Yes, I am convinced that Ukraine will join NATO. Ukraine needs security, but it is also frankly in NATO’s interest to be defended by Ukraine in the future and the Western-equipped, battle-hardened, and innovative army that Ukraine will have at the war's end. Having Ukraine in NATO will improve the strategic position and security of allies such as Poland, the Baltic states, Finland, and Romania. The issue is timing and the situation that Ukraine will be in at the war's end. Suppose Ukraine liberates all its territory and is a fully sovereign functioning state with its Black Sea ports intact and a functioning economy integrated with the EU's single market. In that case, its membership in NATO will be much more straightforward. Of course, details regarding the permanent stationing of NATO forces and command posts in Ukraine and a plan to defend the country would still need to be worked out. But suppose the war ends with Russian forces occupying a large portion of Ukraine and in the previous frozen conflict situation. In that case, NATO membership will become more difficult as it will be harder to reach a consensus among the 31 allies. Some will fear that bringing only part of Ukraine into NATO means an immediate conflict with Russia.
How should Russians who committed war crimes in Ukraine be held
accountable? Is there a way for ICC to step in?
The first step is for the ICC to gather all the evidence on Russian war crimes. This should not be too difficult as it is being helped by many European countries, the US, and Canada, and has been conducting on-site investigations in Ukraine for a year already. The next step is to publicly indict all those on whom it has sufficient forensic evidence to stand up in a court, and at all levels, from the soldiers to their commanders up to the General Staff., the Defence Ministry, and the Kremlin. The ICC has already indicted Putin and his Minister for Family Affairs for the forced abductions of Ukrainian children. It is important that the ICC issues as many indictments as possible now to deter Russian soldiers from committing further crimes. Of course, the hard part will be inducing Russia to extradite the indicted war criminals to The Hague after the conflict. The ICC may have to conduct many trials in absentia in the first instance and find ways to progressively force Russia to cooperate with the Court. Linking this cooperation to lifting EU and US sanctions against Russia is one possibility, as well as tracking down and arresting the war criminals as soon as they travel outside Russia. It will be a difficult and very long process, but for the future credibility of the ICC and international justice, we mustn’t give up.
What do you think is Russia's ultimate goal in Ukraine?

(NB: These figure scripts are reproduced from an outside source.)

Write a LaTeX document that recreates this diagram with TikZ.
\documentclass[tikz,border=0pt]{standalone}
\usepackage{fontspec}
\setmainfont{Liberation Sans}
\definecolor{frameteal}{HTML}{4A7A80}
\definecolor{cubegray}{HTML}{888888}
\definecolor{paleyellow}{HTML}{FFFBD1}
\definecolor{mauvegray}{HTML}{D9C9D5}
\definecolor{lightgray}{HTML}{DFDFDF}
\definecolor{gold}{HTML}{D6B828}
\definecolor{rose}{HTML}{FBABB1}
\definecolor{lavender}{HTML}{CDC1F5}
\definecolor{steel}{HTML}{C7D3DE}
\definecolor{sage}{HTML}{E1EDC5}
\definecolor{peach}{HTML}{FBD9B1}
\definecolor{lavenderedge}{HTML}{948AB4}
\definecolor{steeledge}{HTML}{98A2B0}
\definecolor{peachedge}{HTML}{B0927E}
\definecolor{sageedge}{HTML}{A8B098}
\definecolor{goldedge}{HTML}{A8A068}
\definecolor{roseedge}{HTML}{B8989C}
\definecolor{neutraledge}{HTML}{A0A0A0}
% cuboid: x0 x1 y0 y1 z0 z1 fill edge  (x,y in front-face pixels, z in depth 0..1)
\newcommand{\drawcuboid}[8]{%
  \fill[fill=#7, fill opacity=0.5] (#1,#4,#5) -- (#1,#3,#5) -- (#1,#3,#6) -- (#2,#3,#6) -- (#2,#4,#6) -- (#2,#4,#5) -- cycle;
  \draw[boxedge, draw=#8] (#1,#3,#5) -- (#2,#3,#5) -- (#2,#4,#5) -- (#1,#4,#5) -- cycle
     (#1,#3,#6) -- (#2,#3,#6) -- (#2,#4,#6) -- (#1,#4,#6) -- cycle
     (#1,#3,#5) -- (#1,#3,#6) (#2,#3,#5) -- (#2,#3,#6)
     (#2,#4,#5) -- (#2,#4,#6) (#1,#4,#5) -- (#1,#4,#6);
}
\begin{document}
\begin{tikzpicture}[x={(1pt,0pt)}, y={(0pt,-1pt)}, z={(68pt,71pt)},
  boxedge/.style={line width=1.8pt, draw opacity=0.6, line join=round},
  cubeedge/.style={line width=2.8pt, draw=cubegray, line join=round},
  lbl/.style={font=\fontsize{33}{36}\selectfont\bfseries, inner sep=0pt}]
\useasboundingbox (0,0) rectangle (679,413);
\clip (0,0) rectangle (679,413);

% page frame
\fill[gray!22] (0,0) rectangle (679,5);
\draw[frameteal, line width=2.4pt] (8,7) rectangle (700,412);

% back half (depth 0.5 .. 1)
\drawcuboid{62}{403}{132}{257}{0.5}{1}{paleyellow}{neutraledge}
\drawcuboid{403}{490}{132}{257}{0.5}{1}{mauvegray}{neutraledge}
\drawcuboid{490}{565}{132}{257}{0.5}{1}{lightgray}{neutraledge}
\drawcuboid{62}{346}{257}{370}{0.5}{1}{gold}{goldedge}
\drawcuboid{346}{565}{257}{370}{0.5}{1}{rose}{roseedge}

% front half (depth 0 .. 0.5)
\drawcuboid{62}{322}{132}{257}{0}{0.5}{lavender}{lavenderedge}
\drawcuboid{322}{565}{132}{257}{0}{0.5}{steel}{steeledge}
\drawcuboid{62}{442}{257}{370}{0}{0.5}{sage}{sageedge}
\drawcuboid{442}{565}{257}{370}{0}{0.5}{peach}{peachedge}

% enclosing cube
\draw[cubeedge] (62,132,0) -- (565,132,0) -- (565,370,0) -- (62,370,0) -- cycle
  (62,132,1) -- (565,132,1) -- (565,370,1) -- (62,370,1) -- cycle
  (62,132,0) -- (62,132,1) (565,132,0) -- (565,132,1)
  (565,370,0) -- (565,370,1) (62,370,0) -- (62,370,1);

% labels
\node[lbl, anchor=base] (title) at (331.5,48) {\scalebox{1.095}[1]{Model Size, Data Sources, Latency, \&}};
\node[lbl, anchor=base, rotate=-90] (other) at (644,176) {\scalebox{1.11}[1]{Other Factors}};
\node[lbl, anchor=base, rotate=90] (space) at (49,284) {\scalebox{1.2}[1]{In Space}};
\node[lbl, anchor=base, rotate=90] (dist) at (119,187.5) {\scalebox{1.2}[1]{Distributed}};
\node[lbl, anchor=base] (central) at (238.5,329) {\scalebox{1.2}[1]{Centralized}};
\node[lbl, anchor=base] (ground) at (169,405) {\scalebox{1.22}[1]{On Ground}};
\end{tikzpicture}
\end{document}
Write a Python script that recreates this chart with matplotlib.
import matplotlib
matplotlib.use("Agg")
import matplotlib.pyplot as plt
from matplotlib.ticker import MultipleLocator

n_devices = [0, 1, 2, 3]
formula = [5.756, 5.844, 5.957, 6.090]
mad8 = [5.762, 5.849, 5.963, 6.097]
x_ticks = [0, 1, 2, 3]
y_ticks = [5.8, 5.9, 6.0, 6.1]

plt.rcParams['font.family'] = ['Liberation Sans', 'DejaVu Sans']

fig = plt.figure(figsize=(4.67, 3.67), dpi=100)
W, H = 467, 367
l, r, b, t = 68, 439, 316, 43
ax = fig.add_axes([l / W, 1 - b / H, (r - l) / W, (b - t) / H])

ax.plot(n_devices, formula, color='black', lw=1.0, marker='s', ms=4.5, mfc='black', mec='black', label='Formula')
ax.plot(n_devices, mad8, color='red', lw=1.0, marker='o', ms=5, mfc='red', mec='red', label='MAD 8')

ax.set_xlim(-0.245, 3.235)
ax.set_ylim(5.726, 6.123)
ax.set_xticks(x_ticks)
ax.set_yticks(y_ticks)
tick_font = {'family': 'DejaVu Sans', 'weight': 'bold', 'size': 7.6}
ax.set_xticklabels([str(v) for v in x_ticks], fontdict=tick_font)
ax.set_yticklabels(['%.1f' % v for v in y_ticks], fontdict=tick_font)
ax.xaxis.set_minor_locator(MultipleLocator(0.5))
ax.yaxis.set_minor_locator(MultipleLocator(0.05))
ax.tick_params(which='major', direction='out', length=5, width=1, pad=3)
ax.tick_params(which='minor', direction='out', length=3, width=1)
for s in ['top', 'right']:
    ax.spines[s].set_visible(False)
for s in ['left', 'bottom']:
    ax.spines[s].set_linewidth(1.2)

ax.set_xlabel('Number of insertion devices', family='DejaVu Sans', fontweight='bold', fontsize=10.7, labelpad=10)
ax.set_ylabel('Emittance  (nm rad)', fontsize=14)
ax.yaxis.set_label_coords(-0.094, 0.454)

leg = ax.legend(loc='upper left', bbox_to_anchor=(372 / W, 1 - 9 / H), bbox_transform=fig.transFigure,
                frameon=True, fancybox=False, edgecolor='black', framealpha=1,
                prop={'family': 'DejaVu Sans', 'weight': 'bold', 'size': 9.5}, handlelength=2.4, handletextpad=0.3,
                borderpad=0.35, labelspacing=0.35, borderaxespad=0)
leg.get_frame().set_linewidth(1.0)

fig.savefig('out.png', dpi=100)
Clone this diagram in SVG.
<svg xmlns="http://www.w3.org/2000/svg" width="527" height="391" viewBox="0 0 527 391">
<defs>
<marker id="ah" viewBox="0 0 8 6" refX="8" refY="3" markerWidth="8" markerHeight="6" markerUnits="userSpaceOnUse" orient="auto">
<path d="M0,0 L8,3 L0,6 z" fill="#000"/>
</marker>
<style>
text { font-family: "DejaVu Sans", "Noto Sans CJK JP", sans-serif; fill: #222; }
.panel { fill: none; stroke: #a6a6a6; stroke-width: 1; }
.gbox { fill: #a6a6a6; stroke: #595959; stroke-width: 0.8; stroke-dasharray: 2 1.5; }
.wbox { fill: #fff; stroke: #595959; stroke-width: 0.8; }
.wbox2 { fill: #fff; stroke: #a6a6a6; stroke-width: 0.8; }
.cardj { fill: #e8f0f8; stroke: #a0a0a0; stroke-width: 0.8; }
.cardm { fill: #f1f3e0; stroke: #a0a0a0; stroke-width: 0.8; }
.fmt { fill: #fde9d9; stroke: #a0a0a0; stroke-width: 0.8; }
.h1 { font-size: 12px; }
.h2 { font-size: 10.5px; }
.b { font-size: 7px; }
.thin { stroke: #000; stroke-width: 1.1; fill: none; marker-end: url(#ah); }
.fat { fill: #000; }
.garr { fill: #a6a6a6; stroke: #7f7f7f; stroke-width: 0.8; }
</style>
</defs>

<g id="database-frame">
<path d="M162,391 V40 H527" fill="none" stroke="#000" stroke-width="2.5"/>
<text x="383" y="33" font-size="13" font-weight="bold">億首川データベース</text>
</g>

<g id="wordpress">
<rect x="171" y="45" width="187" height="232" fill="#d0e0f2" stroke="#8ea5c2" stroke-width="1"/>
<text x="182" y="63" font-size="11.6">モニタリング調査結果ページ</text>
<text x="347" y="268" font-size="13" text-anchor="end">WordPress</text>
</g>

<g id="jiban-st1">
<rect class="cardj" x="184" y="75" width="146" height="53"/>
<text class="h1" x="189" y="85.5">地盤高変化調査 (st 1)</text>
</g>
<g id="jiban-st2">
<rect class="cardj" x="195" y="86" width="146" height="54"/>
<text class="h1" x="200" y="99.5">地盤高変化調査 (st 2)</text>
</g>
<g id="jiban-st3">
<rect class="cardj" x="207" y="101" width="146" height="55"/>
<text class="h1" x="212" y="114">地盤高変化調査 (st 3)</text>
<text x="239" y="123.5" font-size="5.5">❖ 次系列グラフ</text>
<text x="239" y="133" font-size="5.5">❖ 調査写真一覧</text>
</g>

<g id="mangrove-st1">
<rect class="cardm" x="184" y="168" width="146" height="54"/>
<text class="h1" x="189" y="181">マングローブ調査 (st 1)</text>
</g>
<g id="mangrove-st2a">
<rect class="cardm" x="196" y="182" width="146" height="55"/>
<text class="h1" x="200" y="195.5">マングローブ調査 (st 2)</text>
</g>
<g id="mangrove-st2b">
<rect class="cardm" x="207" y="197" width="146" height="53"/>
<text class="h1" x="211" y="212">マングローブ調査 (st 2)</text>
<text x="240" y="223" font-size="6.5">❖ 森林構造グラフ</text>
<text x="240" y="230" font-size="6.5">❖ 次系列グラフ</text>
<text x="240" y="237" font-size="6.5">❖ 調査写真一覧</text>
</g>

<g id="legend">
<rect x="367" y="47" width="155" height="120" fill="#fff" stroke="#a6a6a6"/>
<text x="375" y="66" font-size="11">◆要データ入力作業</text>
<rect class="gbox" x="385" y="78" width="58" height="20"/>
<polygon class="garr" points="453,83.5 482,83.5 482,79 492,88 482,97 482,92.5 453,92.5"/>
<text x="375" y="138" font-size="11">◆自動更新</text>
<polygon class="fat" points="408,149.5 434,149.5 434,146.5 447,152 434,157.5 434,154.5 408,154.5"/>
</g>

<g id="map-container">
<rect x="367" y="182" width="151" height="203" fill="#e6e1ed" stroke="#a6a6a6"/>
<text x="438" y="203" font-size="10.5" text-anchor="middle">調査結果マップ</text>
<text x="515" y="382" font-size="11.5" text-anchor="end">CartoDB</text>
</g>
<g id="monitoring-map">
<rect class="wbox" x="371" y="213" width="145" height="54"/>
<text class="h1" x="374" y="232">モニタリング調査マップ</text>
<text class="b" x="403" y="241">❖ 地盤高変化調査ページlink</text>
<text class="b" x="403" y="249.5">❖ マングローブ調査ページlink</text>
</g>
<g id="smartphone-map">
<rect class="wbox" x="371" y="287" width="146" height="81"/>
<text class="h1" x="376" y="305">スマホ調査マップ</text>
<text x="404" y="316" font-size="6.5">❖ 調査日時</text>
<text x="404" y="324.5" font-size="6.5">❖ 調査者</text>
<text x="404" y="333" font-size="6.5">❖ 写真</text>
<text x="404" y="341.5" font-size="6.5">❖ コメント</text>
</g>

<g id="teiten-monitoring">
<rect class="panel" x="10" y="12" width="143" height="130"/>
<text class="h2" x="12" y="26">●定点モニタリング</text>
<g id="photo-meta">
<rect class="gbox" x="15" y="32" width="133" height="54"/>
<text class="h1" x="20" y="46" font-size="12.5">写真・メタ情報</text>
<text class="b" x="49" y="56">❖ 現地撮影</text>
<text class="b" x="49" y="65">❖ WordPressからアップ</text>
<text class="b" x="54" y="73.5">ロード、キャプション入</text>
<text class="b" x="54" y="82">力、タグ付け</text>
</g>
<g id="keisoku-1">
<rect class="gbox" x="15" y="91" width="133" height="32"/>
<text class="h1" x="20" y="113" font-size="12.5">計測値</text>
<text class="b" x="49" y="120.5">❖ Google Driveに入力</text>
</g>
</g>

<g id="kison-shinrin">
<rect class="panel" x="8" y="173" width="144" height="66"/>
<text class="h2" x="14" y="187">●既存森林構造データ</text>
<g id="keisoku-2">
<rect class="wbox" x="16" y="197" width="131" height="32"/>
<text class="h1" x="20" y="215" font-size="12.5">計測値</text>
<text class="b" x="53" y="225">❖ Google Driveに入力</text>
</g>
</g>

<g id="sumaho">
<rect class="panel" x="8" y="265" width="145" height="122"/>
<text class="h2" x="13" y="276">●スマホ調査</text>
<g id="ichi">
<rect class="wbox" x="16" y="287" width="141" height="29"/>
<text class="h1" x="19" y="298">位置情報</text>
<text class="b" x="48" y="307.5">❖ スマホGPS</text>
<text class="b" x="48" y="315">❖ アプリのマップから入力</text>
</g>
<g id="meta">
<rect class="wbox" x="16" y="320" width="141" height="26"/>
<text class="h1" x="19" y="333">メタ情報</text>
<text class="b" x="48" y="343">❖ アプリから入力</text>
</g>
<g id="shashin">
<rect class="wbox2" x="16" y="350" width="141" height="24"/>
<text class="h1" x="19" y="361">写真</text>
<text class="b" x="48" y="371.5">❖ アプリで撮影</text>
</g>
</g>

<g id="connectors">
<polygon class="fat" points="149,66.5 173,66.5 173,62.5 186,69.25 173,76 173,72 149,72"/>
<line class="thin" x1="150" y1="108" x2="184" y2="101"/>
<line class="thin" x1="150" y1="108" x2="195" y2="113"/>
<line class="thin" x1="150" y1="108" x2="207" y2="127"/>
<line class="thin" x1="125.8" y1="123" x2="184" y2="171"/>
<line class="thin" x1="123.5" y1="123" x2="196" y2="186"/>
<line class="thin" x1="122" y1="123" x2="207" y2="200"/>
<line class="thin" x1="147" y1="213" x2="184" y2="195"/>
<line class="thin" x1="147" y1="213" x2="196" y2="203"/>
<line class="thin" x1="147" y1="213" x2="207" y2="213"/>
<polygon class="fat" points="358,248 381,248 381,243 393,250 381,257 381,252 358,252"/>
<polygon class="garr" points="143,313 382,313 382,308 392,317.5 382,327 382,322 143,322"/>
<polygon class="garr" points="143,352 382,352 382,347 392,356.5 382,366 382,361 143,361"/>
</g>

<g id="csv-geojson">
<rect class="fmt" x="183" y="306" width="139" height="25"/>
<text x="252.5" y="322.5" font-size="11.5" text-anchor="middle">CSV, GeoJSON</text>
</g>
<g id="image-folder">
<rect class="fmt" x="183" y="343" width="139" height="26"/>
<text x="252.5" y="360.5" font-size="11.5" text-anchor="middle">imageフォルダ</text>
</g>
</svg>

To reduce Ukraine to a vassal state controlled by Russia and with much of its territory in the east incorporated into an enlarged Russian state. By reducing the size of Ukraine and taking away many of its minerals, industrial assets, and ports, Russia seeks to make non-Russian Ukraine less viable and functional as an independent country and, therefore, less attractive as an EU or NATO member for the foreseeable future. The war has united Ukrainians against Russia as rarely before, but once the fighting is over, Russian propaganda will go into overdrive to persuade as many Ukrainians as possible that their future lies with Moscow, not Brussels. We already see this tactic at work in Georgia. Our job is to make sure it fails.